Liputan6.com, Jakarta - Tim Samsung R&D Institute Indonesia (SRIN) mengklaim bahwa pihaknya tengah menggenjot pengembangan aplikasi berbasis sistem operasi (OS) Tizen.

Samsung
 belakangan ini memang tengah rajin merilis sejumlah perangkat berbasis Tizen, mulai dari smart TV, smartwatch hingga smartphone.

"Selain mengembangkan layanan lain, saat ini kami tengah fokus pada aplikasi Tizen. Developer Tizen saat ini ada sekitar 850, dan hanya dalam waktu dua bulan, mereka bisa melahirkan 190 aplikasi," kata Andy Djiwandono, Director SRIN yang ditemui Tekno Liputan6.com saat media gathering, Jumat (28/10/2016) sore di Hotel Indonesia Kempinski, Jakarta.

Sistem operasi Tizen diklaim lebih unggul dibandingkan Android dan iOS. Secara teknis, Tizen menggunakan native code, sebuah bahasa pemrograman komputer yang berjalan di prosesor tertentu.

Sementara Android menggunakan Java Byte Code yang memiliki sistem garbage collector.

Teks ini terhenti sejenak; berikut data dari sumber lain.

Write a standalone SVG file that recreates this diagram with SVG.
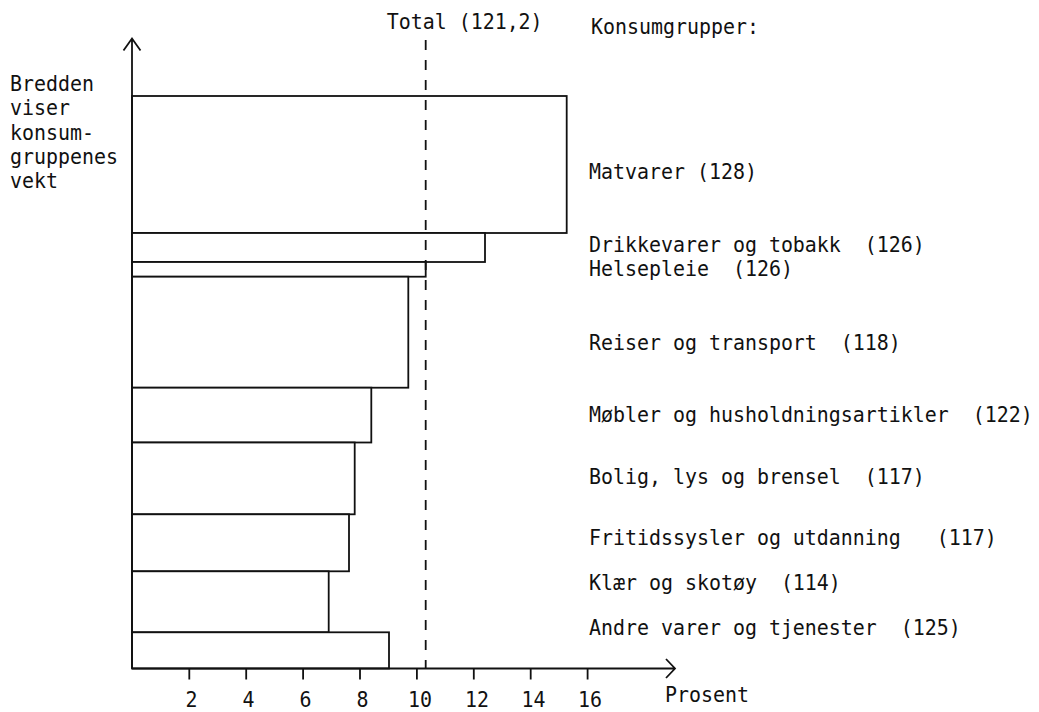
<svg xmlns="http://www.w3.org/2000/svg" width="1039" height="712" viewBox="0 0 1039 712">
<style>
.t{font-family:"DejaVu Sans Mono","Liberation Mono",monospace;font-size:21.5px;fill:#111;white-space:pre}
.m{text-anchor:middle}
.bar{fill:#fff;stroke:#111;stroke-width:1.8}
.ax{fill:none;stroke:#111;stroke-width:1.8}
.dash{fill:none;stroke:#111;stroke-width:1.8;stroke-dasharray:10 10}
</style>
<rect x="0" y="0" width="1039" height="712" fill="#fff"/>
<g id="bars">
<rect id="bar-matvarer" class="bar" x="132" y="96" width="434.7" height="137"/>
<rect id="bar-drikke" class="bar" x="132" y="233" width="353" height="29"/>
<rect id="bar-helse" class="bar" x="132" y="262" width="293.7" height="14.7"/>
<rect id="bar-reiser" class="bar" x="132" y="276.7" width="276.3" height="111"/>
<rect id="bar-mobler" class="bar" x="132" y="387.7" width="239.3" height="54.8"/>
<rect id="bar-bolig" class="bar" x="132" y="442.5" width="222.7" height="71.8"/>
<rect id="bar-fritid" class="bar" x="132" y="514.3" width="217" height="57"/>
<rect id="bar-klaer" class="bar" x="132" y="571.3" width="196.7" height="61"/>
<rect id="bar-andre" class="bar" x="132" y="632.3" width="257" height="36.2"/>
</g>
<g id="connectors">
<path id="total-line" class="dash" d="M425.7 40 V668.5"/>
<path id="y-axis" class="ax" d="M132 668.5 V38.5 M123.5 50.5 L132 38.5 L140.5 50.5"/>
<path id="x-axis" class="ax" d="M132 668.5 H675 M666 659 L675 668.5 L666 678"/>
<path id="ticks" class="ax" d="M189.3 668.5 V679.5 M246.2 668.5 V679.5 M303.1 668.5 V679.5 M360 668.5 V679.5 M416.9 668.5 V679.5 M473.8 668.5 V679.5 M530.7 668.5 V679.5 M587.6 668.5 V679.5"/>
</g>
<g id="tick-labels">
<text class="t m" transform="translate(191.5,707) scale(0.927,1)">2</text>
<text class="t m" transform="translate(248.5,707) scale(0.927,1)">4</text>
<text class="t m" transform="translate(305.5,707) scale(0.927,1)">6</text>
<text class="t m" transform="translate(362.5,707) scale(0.927,1)">8</text>
<text class="t m" transform="translate(420,707) scale(0.927,1)">10</text>
<text class="t m" transform="translate(477,707) scale(0.927,1)">12</text>
<text class="t m" transform="translate(533.5,707) scale(0.927,1)">14</text>
<text class="t m" transform="translate(590,707) scale(0.927,1)">16</text>
<text id="x-title" class="t" transform="translate(665,702) scale(0.927,1)">Prosent</text>
</g>
<g id="y-title">
<text class="t" transform="translate(10,91) scale(0.927,1)">Bredden</text>
<text class="t" transform="translate(10,115) scale(0.927,1)">viser</text>
<text class="t" transform="translate(10,140) scale(0.927,1)">konsum-</text>
<text class="t" transform="translate(10,164) scale(0.927,1)">gruppenes</text>
<text class="t" transform="translate(10,188) scale(0.927,1)">vekt</text>
</g>
<g id="total-label">
<text class="t" transform="translate(386.7,28.5) scale(0.927,1)">Total (121,2)</text>
</g>
<g id="legend">
<text id="legend-title" class="t" transform="translate(591,33.5) scale(0.927,1)">Konsumgrupper:</text>
<text id="lbl-matvarer" class="t" transform="translate(589,178.5) scale(0.927,1)">Matvarer (128)</text>
<text id="lbl-drikke" class="t" transform="translate(589,251.5) scale(0.927,1)">Drikkevarer og tobakk  (126)</text>
<text id="lbl-helse" class="t" transform="translate(589,276) scale(0.927,1)">Helsepleie  (126)</text>
<text id="lbl-reiser" class="t" transform="translate(589,349.5) scale(0.927,1)">Reiser og transport  (118)</text>
<text id="lbl-mobler" class="t" transform="translate(589,421.5) scale(0.927,1)">Møbler og husholdningsartikler  (122)</text>
<text id="lbl-bolig" class="t" transform="translate(589,484) scale(0.927,1)">Bolig, lys og brensel  (117)</text>
<text id="lbl-fritid" class="t" transform="translate(589,545) scale(0.927,1)">Fritidssysler og utdanning   (117)</text>
<text id="lbl-klaer" class="t" transform="translate(589,590) scale(0.927,1)">Klær og skotøy  (114)</text>
<text id="lbl-andre" class="t" transform="translate(589,635) scale(0.927,1)">Andre varer og tjenester  (125)</text>
</g>
</svg>
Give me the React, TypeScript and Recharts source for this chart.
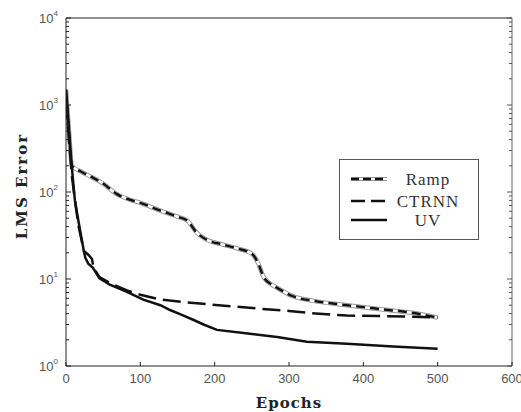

Sistem pembersihan memori tidak terpakai ini malah kadang menghambat proses komputasi aplikasi. 

 Bukan itu saja, Tizen adalah OS yang tepat untuk dipasang di sejumlah perangkat yang terkoneksi alias Internet of Things (IoT). Beberapa perangkat yang dinilai cocok untuk dipasangi Tizen adalah vacuum cleaner, mesin cuci, dan wearable device.

Di sisi lain, Andy mengungkapkan bahwa SRIN juga sudah mulai mengembangkan software atau perangkat yang dapat memudahkan aktivitas para difabel dalam menjalankan aktivitas sehari-hari.

"Beberapa waktu lalu, kami berbincang-bincang dengan beberapa difabel. Dari situ, kami bisa tahu langsung apa yang dibutuhkan mereka. Saat ini, kami baru mulai mengembangkan solusi yang bisa memudahkan aktivitas mereka," tuturnya.

Andy menjelaskan, SRIN dibentuk sejak 2012 dan saat ini diperkuat lebih dari 100 sumber daya manusia (SDM). Pada 2013, pihaknya menciptakan solusi untuk kebutuhan pasar lokal dan juga sejumlah negara. Kemudian pada 2014, meluncurkan beberapa solusi untuk enterprise atau B2B.

"Selanjutnya pada 2015, kami membuat layanan untuk pasar Asia Tenggara serta membentuk SRIN Academy untuk developer, dosen, dan mahasiswa. Dalam hal ini, kami berkolaborasi dengan beberapa universitas," terangnya.

Untuk di tahun 2016 dan ke depannya, lanjut Andi, SRIN memiliki target untuk menjadi salah satu pusat R&D muiltinasional yang ada di Indonesia dan penemuannya bisa dikomersialisasikan.